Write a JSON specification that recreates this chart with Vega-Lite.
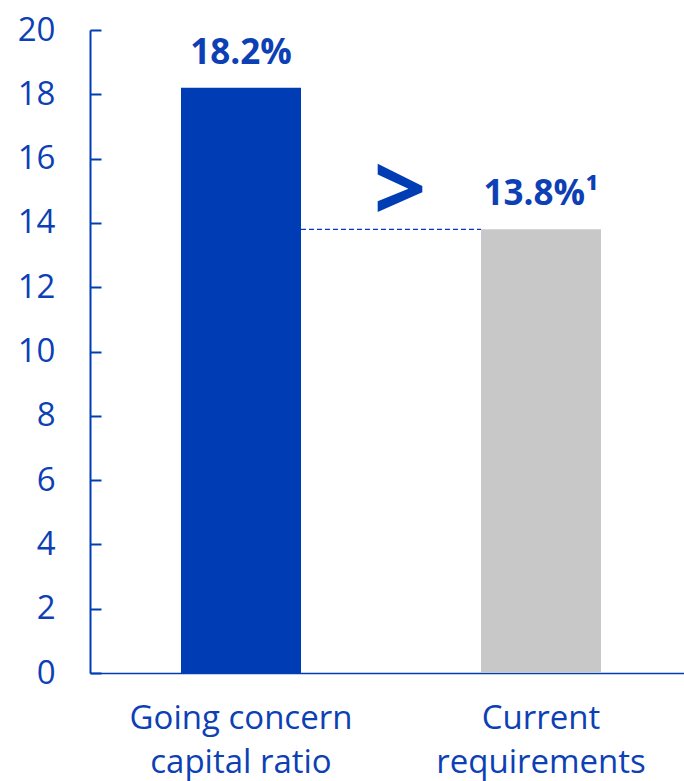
{
  "$schema": "https://vega.github.io/schema/vega-lite/v6.json",
  "width": 594,
  "height": 643,
  "autosize": "none",
  "padding": {"left": 90, "top": 30, "right": 0, "bottom": 108},
  "background": "white",
  "config": {"view": {"stroke": null}, "font": "Open Sans"},
  "data": {"values": [
    {"category": "Going concern capital ratio", "value": 18.2, "label": "18.2%"},
    {"category": "Current requirements", "value": 13.8, "label": "13.8%¹"}
  ]},
  "encoding": {
    "x": {
      "field": "category", "type": "nominal", "sort": null,
      "scale": {"paddingInner": 0.6, "paddingOuter": 0.29, "align": 0.523},
      "axis": {
        "title": null, "labelAngle": 0, "ticks": false,
        "domainColor": "#003DB5", "domainWidth": 1.5,
        "labelColor": "#0D3FB5", "labelFontSize": 33, "labelFont": "Open Sans",
        "labelLineHeight": 44, "labelPadding": 29, "labelBaseline": "top", "labelLimit": 400,
        "labelExpr": "datum.label == 'Going concern capital ratio' ? ['Going concern', 'capital ratio'] : ['Current', 'requirements']"
      }
    }
  },
  "layer": [
    {
      "data": {"values": [{"from": "Going concern capital ratio", "to": "Current requirements", "value": 13.8}]},
      "mark": {"type": "rule", "strokeDash": [5, 3], "strokeWidth": 1.3, "color": "#003DB5"},
      "encoding": {
        "x": {"field": "from", "type": "nominal", "bandPosition": 1},
        "x2": {"field": "to", "bandPosition": 0},
        "y": {"field": "value", "type": "quantitative"}
      }
    },
    {
      "mark": {"type": "bar"},
      "encoding": {
        "y": {
          "field": "value", "type": "quantitative",
          "scale": {"domain": [0, 20], "nice": false},
          "axis": {
            "title": null, "grid": false, "values": [0, 2, 4, 6, 8, 10, 12, 14, 16, 18, 20],
            "domainColor": "#003DB5", "domainWidth": 2,
            "tickColor": "#003DB5", "tickWidth": 2, "tickSize": -11,
            "labelColor": "#0D3FB5", "labelFontSize": 33, "labelFont": "Open Sans",
            "labelPadding": 46
          }
        },
        "color": {
          "field": "category", "type": "nominal", "legend": null,
          "scale": {"domain": ["Going concern capital ratio", "Current requirements"], "range": ["#003DB5", "#C8C8C8"]}
        }
      }
    },
    {
      "mark": {"type": "text", "fontWeight": "bold", "fontSize": 35, "baseline": "alphabetic", "dy": -24, "color": "#0D3FB5"},
      "encoding": {
        "y": {"field": "value", "type": "quantitative"},
        "text": {"field": "label"}
      }
    },
    {
      "data": {"values": [{"from": "Going concern capital ratio", "symbol": ">", "value": 13.8}]},
      "mark": {"type": "text", "fontWeight": "bold", "fontSize": 92, "baseline": "middle", "dy": -36, "color": "#003DB5"},
      "encoding": {
        "x": {"field": "from", "type": "nominal"},
        "xOffset": {"value": 219},
        "y": {"field": "value", "type": "quantitative"},
        "text": {"field": "symbol"}
      }
    }
  ]
}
====================
> _What to work on_: Quote the listing above in full, except for the pictures.

> _Output of the exercise_:
Write a JSON specification that recreates this chart with Vega-Lite.
{
  "$schema": "https://vega.github.io/schema/vega-lite/v6.json",
  "width": 594,
  "height": 643,
  "autosize": "none",
  "padding": {"left": 90, "top": 30, "right": 0, "bottom": 108},
  "background": "white",
  "config": {"view": {"stroke": null}, "font": "Open Sans"},
  "data": {"values": [
    {"category": "Going concern capital ratio", "value": 18.2, "label": "18.2%"},
    {"category": "Current requirements", "value": 13.8, "label": "13.8%¹"}
  ]},
  "encoding": {
    "x": {
      "field": "category", "type": "nominal", "sort": null,
      "scale": {"paddingInner": 0.6, "paddingOuter": 0.29, "align": 0.523},
      "axis": {
        "title": null, "labelAngle": 0, "ticks": false,
        "domainColor": "#003DB5", "domainWidth": 1.5,
        "labelColor": "#0D3FB5", "labelFontSize": 33, "labelFont": "Open Sans",
        "labelLineHeight": 44, "labelPadding": 29, "labelBaseline": "top", "labelLimit": 400,
        "labelExpr": "datum.label == 'Going concern capital ratio' ? ['Going concern', 'capital ratio'] : ['Current', 'requirements']"
      }
    }
  },
  "layer": [
    {
      "data": {"values": [{"from": "Going concern capital ratio", "to": "Current requirements", "value": 13.8}]},
      "mark": {"type": "rule", "strokeDash": [5, 3], "strokeWidth": 1.3, "color": "#003DB5"},
      "encoding": {
        "x": {"field": "from", "type": "nominal", "bandPosition": 1},
        "x2": {"field": "to", "bandPosition": 0},
        "y": {"field": "value", "type": "quantitative"}
      }
    },
    {
      "mark": {"type": "bar"},
      "encoding": {
        "y": {
          "field": "value", "type": "quantitative",
          "scale": {"domain": [0, 20], "nice": false},
          "axis": {
            "title": null, "grid": false, "values": [0, 2, 4, 6, 8, 10, 12, 14, 16, 18, 20],
            "domainColor": "#003DB5", "domainWidth": 2,
            "tickColor": "#003DB5", "tickWidth": 2, "tickSize": -11,
            "labelColor": "#0D3FB5", "labelFontSize": 33, "labelFont": "Open Sans",
            "labelPadding": 46
          }
        },
        "color": {
          "field": "category", "type": "nominal", "legend": null,
          "scale": {"domain": ["Going concern capital ratio", "Current requirements"], "range": ["#003DB5", "#C8C8C8"]}
        }
      }
    },
    {
      "mark": {"type": "text", "fontWeight": "bold", "fontSize": 35, "baseline": "alphabetic", "dy": -24, "color": "#0D3FB5"},
      "encoding": {
        "y": {"field": "value", "type": "quantitative"},
        "text": {"field": "label"}
      }
    },
    {
      "data": {"values": [{"from": "Going concern capital ratio", "symbol": ">", "value": 13.8}]},
      "mark": {"type": "text", "fontWeight": "bold", "fontSize": 92, "baseline": "middle", "dy": -36, "color": "#003DB5"},
      "encoding": {
        "x": {"field": "from", "type": "nominal"},
        "xOffset": {"value": 219},
        "y": {"field": "value", "type": "quantitative"},
        "text": {"field": "symbol"}
      }
    }
  ]
}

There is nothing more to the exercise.